I am not really upset about these results and trends at all. They're just disappointing. Similar trends exist almost everywhere although their character is different. The American society is also losing political ideas but I would still say that the "fads" that the voters routinely buy are more repulsive than ours. But relatively to what we had in the 1990s and what the West had in the previous decades, the visions, ideas, and quality candidates and knowledgeable voters have more or less evaporated.
I won't proofread the text above because similar texts usually have a small number of readers.
Update Sunday evening: ex-president Klaus said that the result of the elections means that all of us have lost while the apolitical oligarchy has won. I think it is a sort of apt description.
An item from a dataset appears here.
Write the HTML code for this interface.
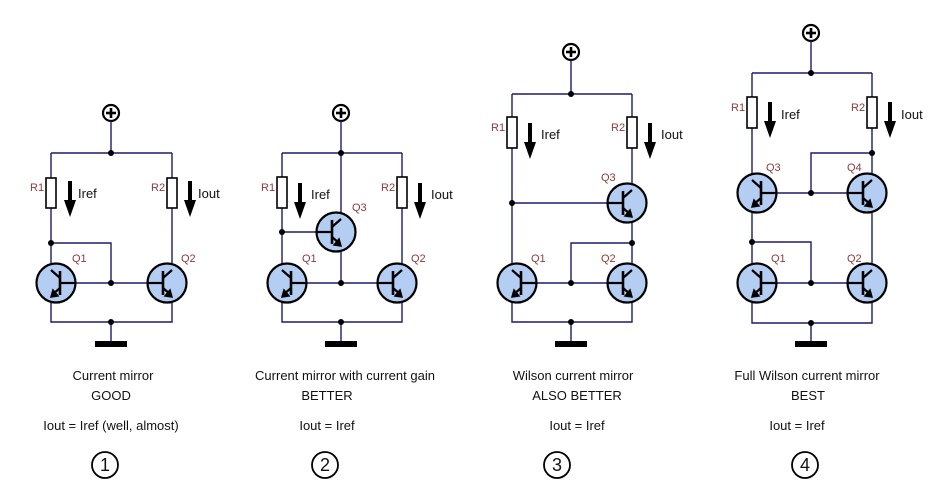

He is sad that well-defined parties that stand for something, some values, and have a record have gradually lost and voters are facing a large incomprehensible list of bizarrely named groups and formations that promise to fight for marginal topics such as making Prague greener or bluer etc. He only came to vote to Prague-Kobylisy to please the journalists who would otherwise be frustrated not to meet Klaus after elections.